Reading the Bible in the Ottoman Empire: A New Chapter in Early Modern Jewish Exegesis

Leverhulme Early Career Fellowship 2014-17
John Rylands Research Institute

Dr. Benjamin Williams

This three-year research project on early modern Jewish Bible interpretation, funded by the Leverhulme Trust and the University of Manchester, is based at the John Rylands Research Institute.

New expositions of the Bible composed in thriving intellectual centres of Sephardic Jewry in the Ottoman Empire dominated the landscape of Jewish exegetical scholarship in the sixteenth-century. The works of Joseph Taitazak, Moses Alsheikh, Samuel di Uceda and many others are the fruit of an exegetical programme unique in its size, its breadth and its authors’ relentless pursuit of original insights into the Hebrew Bible.

For all the popularity of this literature in the sixteenth century, its importance has not been recognised in scholarship of the history of Bible interpretation. Some surveys have passed over Jewish exegesis of the sixteenth- and seventeenth-centuries, even dismissing works of this period as obscurantist (“ghetto interpretation” was Moses Segal’s term), while others have focused exclusively on Christian scholarship of the Hebrew Bible. This study aims to overcome the resulting limitation in our understanding of the reception of the Bible by revealing the importance of early modern Sephardic biblical exposition both as a development of the celebrated medieval biblical scholarship of Spanish Jewry and as a significant genre of Bible interpretation in its own right.

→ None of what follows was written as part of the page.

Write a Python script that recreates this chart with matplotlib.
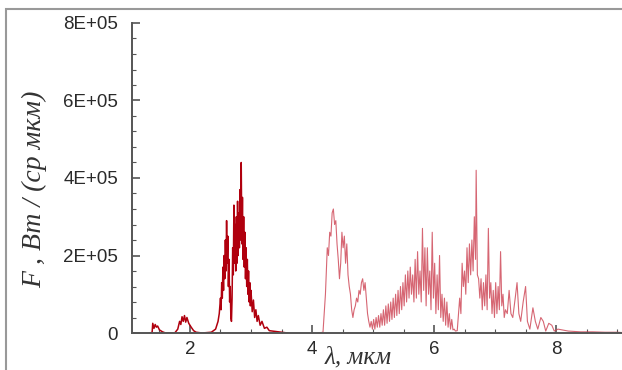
import matplotlib
matplotlib.use("Agg")
import matplotlib.pyplot as plt
from matplotlib.patches import Rectangle
from matplotlib.ticker import MultipleLocator
import numpy as np

# short-wave part (dark red), F in units of 1E+05
lam_a = [1.35, 1.38, 1.39, 1.41, 1.43, 1.45, 1.47, 1.50, 1.55, 1.60,
         1.75, 1.80, 1.83, 1.85, 1.87, 1.89, 1.91, 1.93, 1.95, 1.98,
         2.02, 2.06, 2.10, 2.20, 2.35, 2.42, 2.46,
         2.48, 2.50, 2.51, 2.52, 2.53, 2.54, 2.55, 2.56, 2.57, 2.58,
         2.59, 2.60, 2.61, 2.62, 2.63, 2.64, 2.65, 2.66, 2.67, 2.68,
         2.69, 2.70, 2.71, 2.72, 2.73, 2.74, 2.75, 2.76, 2.77, 2.78,
         2.79, 2.80, 2.81, 2.82, 2.83, 2.84, 2.85, 2.86, 2.87, 2.88,
         2.89, 2.90, 2.91, 2.92, 2.93, 2.94, 2.95, 2.96, 2.97, 2.98,
         2.99, 3.00, 3.02, 3.04, 3.06, 3.08, 3.10, 3.12, 3.15, 3.18,
         3.22, 3.26, 3.30, 3.40, 3.50, 3.60]
F_a = [0.0, 0.02, 0.25, 0.12, 0.22, 0.15, 0.18, 0.08, 0.03, 0.0,
       0.0, 0.1, 0.3, 0.22, 0.42, 0.3, 0.45, 0.28, 0.4, 0.25,
       0.15, 0.06, 0.02, 0.0, 0.02, 0.1, 0.3,
       0.5, 0.9, 0.6, 1.3, 0.9, 1.7, 1.1, 2.0, 1.4, 2.4,
       1.6, 2.9, 1.8, 2.5, 1.2, 1.9, 0.8, 1.2, 0.4, 0.3,
       0.9, 2.2, 1.5, 3.3, 1.8, 2.8, 1.6, 3.0, 1.8, 3.4,
       2.0, 3.1, 2.2, 3.7, 2.4, 4.4, 2.3, 3.5, 1.9, 3.0,
       1.7, 2.6, 1.4, 2.2, 1.2, 1.9, 1.0, 1.6, 0.8, 1.3,
       0.7, 1.1, 0.55, 0.85, 0.4, 0.6, 0.3, 0.45, 0.2, 0.3,
       0.12, 0.15, 0.06, 0.04, 0.02, 0.0]

# long-wave part (light red)
lam_b = [4.10, 4.18, 4.22, 4.25, 4.27, 4.29, 4.31, 4.33, 4.35, 4.37,
         4.39, 4.41, 4.43, 4.45, 4.47, 4.49, 4.51, 4.53, 4.55, 4.57,
         4.59, 4.61, 4.63, 4.65, 4.67, 4.69, 4.71, 4.73, 4.75, 4.77,
         4.79, 4.81, 4.83, 4.85, 4.87, 4.89, 4.91, 4.93, 4.95, 4.97,
         4.99, 5.01, 5.03, 5.05, 5.07, 5.09, 5.11, 5.13, 5.15, 5.17,
         5.19, 5.21, 5.23, 5.25, 5.27, 5.29, 5.31, 5.33, 5.35, 5.37,
         5.39, 5.41, 5.43, 5.45, 5.47, 5.49, 5.51, 5.53, 5.55, 5.57,
         5.59, 5.61, 5.63, 5.65, 5.67, 5.69, 5.71, 5.73, 5.75, 5.77,
         5.79, 5.81, 5.83, 5.85, 5.87, 5.89, 5.91, 5.93, 5.95, 5.97,
         5.99, 6.01, 6.03, 6.05, 6.07, 6.09, 6.11, 6.13, 6.15, 6.17,
         6.19, 6.21, 6.23, 6.25, 6.27, 6.29, 6.31, 6.33, 6.35, 6.38,
         6.40, 6.42, 6.44, 6.46, 6.48, 6.50, 6.52, 6.54, 6.56, 6.58,
         6.60, 6.62, 6.64, 6.66, 6.68, 6.69, 6.71, 6.73, 6.75, 6.77,
         6.79, 6.81, 6.83, 6.85, 6.87, 6.89, 6.91, 6.93, 6.95, 6.97,
         6.99, 7.01, 7.03, 7.05, 7.07, 7.09, 7.11, 7.13, 7.15, 7.17,
         7.20, 7.23, 7.26, 7.29, 7.33, 7.36, 7.39, 7.42, 7.46, 7.50,
         7.53, 7.57, 7.62, 7.66, 7.70, 7.75, 7.79, 7.83, 7.88, 7.93,
         7.97, 8.03, 8.10, 8.20, 8.30, 8.40, 8.60, 8.80, 9.00, 9.10]
F_b = [0.0, 0.02, 1.0, 2.2, 2.0, 2.6, 2.5, 3.1, 3.2, 2.8,
       2.9, 2.3, 1.9, 1.4, 1.8, 2.6, 2.2, 2.5, 1.8, 2.3,
       1.5, 1.2, 1.0, 0.6, 0.4, 0.6, 0.7, 0.9, 0.8, 1.1,
       1.0, 1.3, 1.4, 1.1, 1.3, 0.9, 0.5, 0.3, 0.15, 0.3,
       0.1, 0.35, 0.1, 0.4, 0.15, 0.45, 0.15, 0.5, 0.2, 0.6,
       0.2, 0.7, 0.25, 0.75, 0.3, 0.8, 0.35, 0.9, 0.4, 1.0,
       0.45, 1.1, 0.5, 1.2, 0.6, 1.3, 0.7, 1.5, 0.8, 1.6,
       0.9, 1.7, 1.0, 1.5, 0.8, 1.9, 0.9, 2.1, 1.0, 1.6,
       0.8, 2.7, 1.1, 2.2, 0.7, 2.2, 1.0, 1.6, 0.6, 2.6,
       0.9, 1.8, 0.5, 1.5, 0.6, 2.0, 0.4, 1.0, 0.3, 0.9,
       0.2, 0.8, 0.15, 0.5, 0.1, 0.35, 0.08, 0.1, 0.05, 0.06,
       0.5, 0.9, 0.5, 1.8, 1.2, 1.6, 1.0, 2.2, 1.3, 2.3,
       1.5, 2.4, 1.6, 3.0, 1.9, 4.2, 1.5, 1.4, 0.9, 1.4,
       0.6, 1.3, 0.7, 1.5, 0.6, 2.7, 0.9, 1.3, 0.5, 1.1,
       0.4, 1.3, 0.5, 1.2, 0.6, 2.1, 0.7, 1.0, 0.4, 0.6,
       0.5, 1.1, 0.5, 0.4, 0.9, 1.3, 0.5, 0.3, 0.8, 1.2,
       0.3, 0.1, 0.65, 0.3, 0.1, 0.4, 0.3, 0.05, 0.25, 0.2,
       0.05, 0.1, 0.08, 0.05, 0.04, 0.03, 0.03, 0.02, 0.02, 0.01]

yticks = [0, 2e5, 4e5, 6e5, 8e5]
ytick_labels = ["0", "2E+05", "4E+05", "6E+05", "8E+05"]
xticks = [2, 4, 6, 8]

fig = plt.figure(figsize=(6.22, 3.70), dpi=100)
ax = fig.add_axes([132 / 622, 1 - 333 / 370, 1 - 132 / 622, (333 - 23) / 370])

ax.plot(lam_a, np.array(F_a) * 1e5, color="#b0000e", lw=1.1)
ax.plot(lam_b, np.array(F_b) * 1e5, color="#cc4050", lw=0.8, alpha=0.8)

ax.set_xlim(1.05, 9.08)
ax.set_ylim(0, 8e5)
ax.set_yticks(yticks)
ax.set_yticklabels(ytick_labels)
ax.set_xticks(xticks)
ax.xaxis.set_minor_locator(MultipleLocator(0.5))
ax.yaxis.set_minor_locator(MultipleLocator(0.4e5))

for s in ["top", "right"]:
    ax.spines[s].set_visible(False)
for s in ["left", "bottom"]:
    ax.spines[s].set_color("#555555")
    ax.spines[s].set_linewidth(1.4)

ax.tick_params(which="both", direction="in", colors="#555555",
               labelcolor="#2a2a2a", labelsize=13.5)
ax.tick_params(which="major", length=6, width=1.2)
ax.tick_params(which="minor", length=3, width=0.8)
ax.tick_params(axis="y", which="major", pad=10)
ax.tick_params(axis="x", which="major", pad=6)
for lab in ax.get_xticklabels() + ax.get_yticklabels():
    lab.set_family("Liberation Sans")

fig.text(35 / 622, 1 - 189 / 370, "F , Вт / (ср мкм)", rotation=90,
         ha="center", va="center", family="Liberation Serif",
         style="italic", fontsize=20, color="#333333")
fig.text(325 / 622, 2 / 370, "λ, мкм", ha="left", va="bottom",
         family="Liberation Serif", style="italic", fontsize=18,
         color="#333333")

# grey frame around the picture
fig.add_artist(Rectangle((6 / 622, -0.1), 2, 1 - 9 / 370 + 0.1,
                         transform=fig.transFigure, fill=False,
                         ec="#999999", lw=1.5))

fig.savefig("out.png", dpi=100)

In order to demonstrate how early modern Jewish exegetes expounded Scripture, this project focuses on commentaries on the book of Ruth. The annual reading of this narrative at Shavuot invited the many scholars who expounded it to associate the story with the giving of the Torah on Sinai, to justify why God features so little in a book held to be canonical and to deliberate the recurrent question of whether Ruth might be charged with impropriety for approaching Boaz at the threshing floor. The interpretation of Ruth by early modern Sephardi exegetes is of particular interest because of how the migration of Naomi and Elimelech from their homeland was expounded among those whose own families had been exiled from Spain and Portugal. For example, Samuel ibn Amram, whose comments on Ruth were printed in Venice, compared Elimelech of Bethlehem to a Venetian nobleman who is honoured wherever he goes unlike the provincial dignitary who is only respected in his own small town. Reverting from Hebrew to his native Judaeo-Spanish to describe the Venetian grandee as a ‘gentilhombre’, Ibn Amram explained the standing of Elimelech to a contemporary Spanish-speaking audience and contrasted it to the experience frequently described by his contemporaries: the loss of political or communal prominence on migrating from one’s homeland.

Through analysing early modern Sephardic commentaries on Ruth, this project shows how their authors crafted ancient rabbinic interpretation, medieval philosophical investigation, kabbalistic speculation and their own comparisons of the story of Ruth to that of their communities into original discourses. By providing a detailed consideration of the modes of interpretation employed in such expositions, this project will permit a fuller understanding of early modern biblical scholarship and the reception of the Hebrew Bible.